Henceforth, all major boulevards (which Haussman laid out from scratch) and many of Paris’ wide avenues, likewise creations of the Baron, were lined with 6 story tall buildings of rigorous similarity. However, in the side streets that remained from Haussmann’s vast demolition, buildings from the 1600s and 1700s were intermingled with later construction, with 6 story Haussmannian buildings somehow cobbled together with these remnants of earlier times. Also, starting in 1900, Haussmann’s strict rules about the external facades of new buildings were relaxed, allowing latitude once again with the decoration of upper stories and the contours of roofs – just during the period of greatest exuberance in art and architecture, “La Belle Epoque,” Art Nouveau. The results are fascinating.
The side streets retain the randomly curving contours of streets from medieval Paris. In addition,, when examining the upper reaches of the buildings along any side street, you see inns and gatehouses from the 1600s or 1700s rubbing drainpipes with much later structures from the 1800s or 1900s. It’s the apparent ground level harmony of older side street buildings from the preceding centuries, juxtaposed against their extreme upper story variability , that I find endlessly fascinating. So I look up a lot toward the sky, to study the buildings’ balconies, stories, roofs, and dormers, and find myself endlessly fascinated by the varied age and structure of most Parisian side streets. As a result, I look at the blue sky and the beautiful Paris light a lot.
In effect, every time I admire a longer perspective in Paris toward an ornate street lamp, a beautiful bridge, or a public monument , I am benefitting from and admiring the work of an emperor and a baron who, over less than 20 years, over 150 years ago, envisioned and created today’s city of Paris as a unified work of art. I find this a monumental testimonial to the power of individual vision to bring enduring light to the lives of many.

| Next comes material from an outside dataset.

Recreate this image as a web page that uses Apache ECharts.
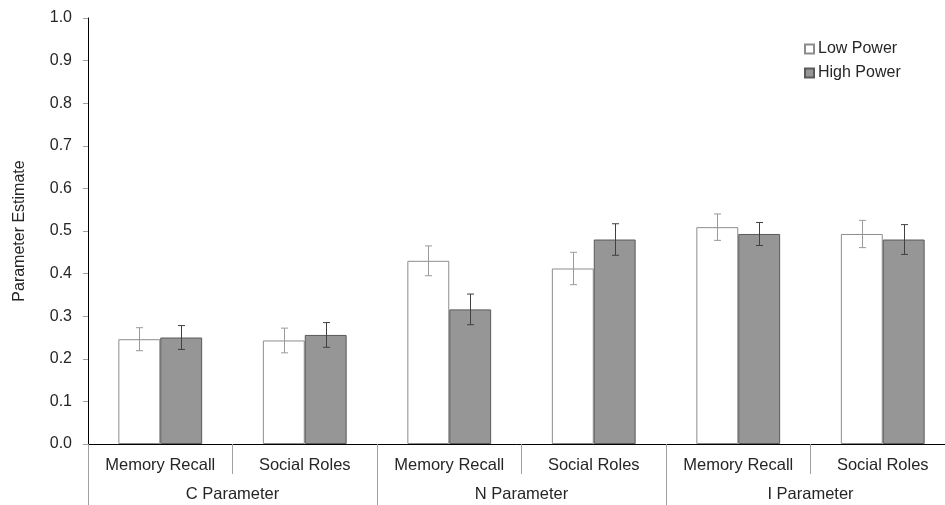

I had a dream last night – very surreal — about light and its importance to life. The dream was about some surreal, quasi -spiritual light energy that perfuses all awareness. Through this light played strains of variegated colors and energies – some very painful, some ecstatic. After being caught up for what seemed like a long time – a lifetime, maybe? – I became aware that no matter what else I perceive and feel along the way, all that really matters is the experience of the light. Pain, squabbles, worries, concerns, conflicts — all dissolves ultimately in the light itself, which grows more and more powerful over time. I concluded, without analyzing too obsessively, that the dream illustrated a universal truth.
The dream reminded me somehow of Paris, La Ville Lumiere. Regardless of the effects of repeated convulsions of historic change, we today are blessed to stroll the fascinating streets of this cleaned up, gilded, restored living document called “Paris. The streets of this city attest to 1500 years of human habitation, as they offer their historic secrets to the exploring eyes of passers-by.